If you are about to scale into 100+ orders per day, our guide on Meesho bulk label printing walks through the larger workflow. For why Meesho even bothered with the A4 + two-up format, see thermal vs laser shipping labels.
For Meesho's own seller-side documentation, the Meesho Supplier Help Centre lists current rules.
Frequently asked questions
What is the official Meesho shipping label size?
Each Meesho shipping label is 4 × 6 inches (100 × 150 mm) when cropped. The default manifest is A4 with two labels per page, sized so each label is exactly 4×6 once you separate them.

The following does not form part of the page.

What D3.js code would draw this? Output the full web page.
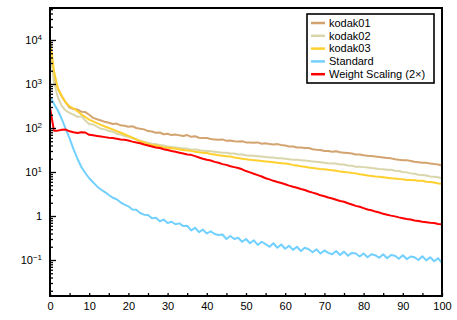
<!DOCTYPE html>
<meta charset="utf-8">
<style>

body { margin: 0; background: #fff; }

svg text {
  font-family: "Liberation Sans", Arial, Helvetica, sans-serif;
  font-size: 11px;
  fill: #000;
}

.series {
  fill: none;
  stroke-width: 2;
  stroke-linejoin: round;
}

</style>
<body>
<svg id="chart" width="457" height="320"></svg>

<script src="https://d3js.org/d3.v7.min.js"></script>

<script type="text/javascript">
// values, one per iteration 0..100
var kodak01 = [9500, 1400, 790, 525, 380, 290, 270, 263, 235, 230,
  200, 170, 158, 148, 138, 132, 123, 126, 115, 112,
  107, 110, 100, 96, 93, 85, 83, 78, 79, 72,
  74, 69, 71, 68, 66, 69, 63, 65, 60, 59,
  59, 56, 55, 54, 55, 51, 52, 50, 49, 50,
  47, 47, 46, 47, 44, 45, 43, 42, 43, 41,
  40, 38, 38, 36, 36, 35, 35, 33, 32, 31.6,
  30, 30, 29, 29.5, 28, 27.5, 27, 26.3, 25, 25,
  24, 23.4, 23, 22.4, 21.9, 21.4, 20.9, 20.4, 19.5, 19,
  18.6, 18.6, 17.8, 17, 16.6, 16.2, 16.2, 15.5, 15.1, 14.8,
  14.1];

var kodak02 = [8000, 1100, 500, 316, 250, 220, 200, 178, 186, 148,
  123, 120, 107, 96, 93, 85, 83, 74, 71, 66,
  63, 59, 55, 51, 49, 46, 44, 43, 41, 40,
  38, 37, 36, 35, 34, 34, 32, 32.4, 31.6, 30.2,
  30, 29.5, 28.8, 28.2, 27.5, 27.5, 26.3, 26.3, 25.1, 25.1,
  24, 23.4, 23.4, 22.9, 22.4, 21.9, 21.4, 21.4, 20.4, 20.4,
  20, 19.5, 19, 19, 18.6, 18.2, 17.8, 17.4, 17, 16.6,
  16.2, 15.8, 15.5, 15.5, 14.8, 14.8, 14.1, 13.8, 13.2, 13.2,
  12.9, 12.6, 12.3, 12, 11.7, 11.5, 11.2, 11.2, 10.7, 10.5,
  10, 9.8, 9.3, 9.1, 8.7, 8.5, 8.3, 7.9, 7.8, 7.6,
  7.2];

var kodak03 = [10000, 2000, 800, 525, 380, 310, 280, 240, 205, 178,
  155, 141, 129, 118, 108, 100, 93, 85, 79, 72,
  66, 60, 55, 50, 47, 43, 41, 40, 38, 36,
  35.5, 34.7, 34, 32.4, 31.6, 30.9, 30.2, 28.8, 28.2, 27.5,
  26.9, 25.7, 25.1, 24, 23.4, 22.9, 22.4, 21.4, 20.9, 20,
  19.5, 19, 18.6, 18.2, 17.8, 17.4, 17, 16.6, 16.2, 15.8,
  15.5, 15.1, 14.5, 14.1, 13.5, 13.2, 12.6, 12.3, 12, 11.7,
  11.5, 11.2, 11, 10.7, 10.2, 10, 9.8, 9.5, 9.3, 8.9,
  8.7, 8.3, 8.1, 7.9, 7.8, 7.6, 7.4, 7.2, 7.1, 6.9,
  6.8, 6.6, 6.6, 6.5, 6.3, 6.3, 6.0, 5.9, 5.75, 5.5,
  5.4];

var standard = [510, 355, 250, 160, 95, 58, 33, 20, 13, 9.5,
  7.2, 5.8, 4.7, 4.0, 3.5, 3.0, 2.6, 2.4, 2.05, 1.82,
  1.66, 1.41, 1.38, 1.17, 1.07, 1.05, 0.89, 0.91, 0.76, 0.83,
  0.69, 0.74, 0.65, 0.68, 0.59, 0.60, 0.47, 0.54, 0.43, 0.49,
  0.40, 0.45, 0.39, 0.37, 0.38, 0.30, 0.35, 0.30, 0.32, 0.26,
  0.30, 0.24, 0.28, 0.22, 0.26, 0.23, 0.20, 0.24, 0.19, 0.225,
  0.18, 0.21, 0.17, 0.20, 0.16, 0.19, 0.175, 0.15, 0.175, 0.14,
  0.165, 0.145, 0.135, 0.16, 0.13, 0.155, 0.125, 0.145, 0.14, 0.12,
  0.14, 0.115, 0.135, 0.128, 0.113, 0.135, 0.11, 0.13, 0.125, 0.107,
  0.128, 0.105, 0.12, 0.115, 0.10, 0.122, 0.098, 0.115, 0.094, 0.11,
  0.085];

var weightScaling = [295, 87, 87, 91, 92, 84, 80, 77, 80, 79,
  70, 68, 66, 64, 62, 60, 59, 57, 55, 54,
  52, 49, 47, 45, 42, 40, 38, 36, 35, 33,
  31.6, 30, 28.8, 27.5, 26.3, 25, 24.5, 22.9, 21.4, 20,
  19, 18.2, 17, 16.2, 15.1, 14.5, 13.5, 12.9, 12.3, 11.5,
  10.5, 9.8, 9.1, 8.5, 7.9, 7.2, 6.8, 6.3, 5.9, 5.6,
  5.25, 4.9, 4.6, 4.4, 4.1, 3.9, 3.6, 3.4, 3.2, 2.95,
  2.8, 2.63, 2.5, 2.34, 2.2, 2.1, 1.95, 1.82, 1.7, 1.62,
  1.51, 1.41, 1.35, 1.26, 1.2, 1.12, 1.07, 1.02, 0.98, 0.93,
  0.89, 0.85, 0.83, 0.79, 0.77, 0.74, 0.72, 0.70, 0.69, 0.66,
  0.65];

var seriesNames = ["kodak01", "kodak02", "kodak03", "Standard", "Weight Scaling (2\u00d7)"];
var seriesColors = ["#d3a370", "#dad6ab", "#ffd02e", "#72d0ff", "#ff0000"];
var xTickLabels = [0, 10, 20, 30, 40, 50, 60, 70, 80, 90, 100];
var xMinorTicks = [5, 15, 25, 35, 45, 55, 65, 75, 85, 95];
var yTickExps = [-1, 0, 1, 2, 3, 4];

var allSeries = [kodak01, kodak02, kodak03, standard, weightScaling];

var svg = d3.select("#chart"),
    plotL = 50, plotR = 442, plotT = 8, plotB = 296;

var x = d3.scaleLinear().domain([0, 100]).range([plotL, plotR]);
var y = d3.scaleLog().domain([0.0152, 53300]).range([plotB, plotT]);

svg.append("clipPath").attr("id", "plot")
  .append("rect")
    .attr("x", plotL).attr("y", plotT)
    .attr("width", plotR - plotL).attr("height", plotB - plotT);

// curves
var line = d3.line()
    .x(function(d, i) { return x(i); })
    .y(function(d) { return y(d); });

svg.append("g")
    .attr("clip-path", "url(#plot)")
  .selectAll("path")
  .data(allSeries)
  .enter().append("path")
    .attr("class", "series")
    .attr("d", line)
    .attr("stroke", function(d, i) { return seriesColors[i]; });

// y axis, ticks pointing inward
var minor = y.ticks().filter(function(v) {
  var e = Math.log10(v);
  return Math.abs(e - Math.round(e)) > 1e-6;
});
var yAxis = svg.append("g").attr("transform", "translate(" + plotL + ",0)");
yAxis.call(d3.axisLeft(y).tickValues(minor).tickSize(-3).tickSizeOuter(0).tickFormat(""));
yAxis.append("g").call(d3.axisLeft(y)
    .tickValues(yTickExps.map(function(e) { return Math.pow(10, e); }))
    .tickSize(-6).tickSizeOuter(0).tickFormat(""));
yAxis.selectAll("path").remove();
yAxis.selectAll("line").attr("stroke", "#000").attr("stroke-width", 1.3);

var yLabels = svg.append("g")
  .selectAll("text")
  .data(yTickExps)
  .enter().append("text")
    .attr("x", 42)
    .attr("y", function(d) { return y(Math.pow(10, d)); })
    .attr("dy", "0.35em")
    .attr("text-anchor", "end");

yLabels.each(function(d) {
  var t = d3.select(this);
  if (d === 0) { t.text("1"); return; }
  t.append("tspan").text("10");
  t.append("tspan")
    .attr("dy", "-0.45em")
    .style("font-size", "8px")
    .text(d < 0 ? "\u2212" + (-d) : d);
});

// x axis, ticks pointing inward
var xAxis = svg.append("g").attr("transform", "translate(0," + plotB + ")");
xAxis.call(d3.axisBottom(x).tickValues(xTickLabels.concat(xMinorTicks))
    .tickSize(-3).tickSizeOuter(0).tickPadding(6).tickFormat(function(d) {
      return xTickLabels.indexOf(d) >= 0 ? d : "";
    }));
xAxis.selectAll("path").remove();
xAxis.selectAll("line").attr("stroke", "#000").attr("stroke-width", 1.3);
xAxis.selectAll("text")
    .style("font-family", "\"Liberation Sans\", Arial, sans-serif")
    .style("font-size", "11px")
    .attr("fill", "#000");

// frame
svg.append("rect")
    .attr("x", plotL).attr("y", plotT)
    .attr("width", plotR - plotL).attr("height", plotB - plotT)
    .attr("fill", "none")
    .attr("stroke", "#000")
    .attr("stroke-width", 2);

// legend
var legend = svg.append("g").attr("transform", "translate(307,14)");
legend.append("rect")
    .attr("width", 127).attr("height", 69)
    .attr("fill", "#fff")
    .attr("stroke", "#000")
    .attr("stroke-width", 1.6);

var entry = legend.selectAll(".entry")
  .data(seriesNames)
  .enter().append("g")
    .attr("class", "entry")
    .attr("transform", function(d, i) { return "translate(0," + (9 + i * 12.8) + ")"; });

entry.append("line")
    .attr("x1", 4).attr("x2", 18)
    .attr("stroke-width", 2.5)
    .attr("stroke", function(d, i) { return seriesColors[i]; });

entry.append("text")
    .attr("x", 22)
    .attr("dy", "0.35em")
    .text(function(d) { return d; });

</script>
</body>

Can I print Meesho labels on A5 paper?
It is not recommended. A5 (148 × 210 mm) is taller than 4×6, so the SKU strip can end up trimmed or floating. Stick to 4×6 thermal rolls or A4 paper with scissors.
Why are there two labels per page on Meesho's manifest PDF?
Meesho assumed most new sellers would print on regular A4 printers, so the manifest packs two labels per A4 page to save paper. Sellers using thermal printers must crop the PDF first.
Do I need a special thermal printer for Meesho labels?
No. Any 4×6 (108 mm) direct-thermal printer will work — Xprinter XP-420B, TSC TE200, iDPRT SP410 are common choices. Meesho's label format is identical in size to Amazon and Flipkart.
What happens if my label prints slightly smaller than 4×6?
Two things break: the AWB barcode becomes harder to scan at the courier hub, and the adhesive contact area shrinks, raising the chance the label peels off during transit. Both increase RTO.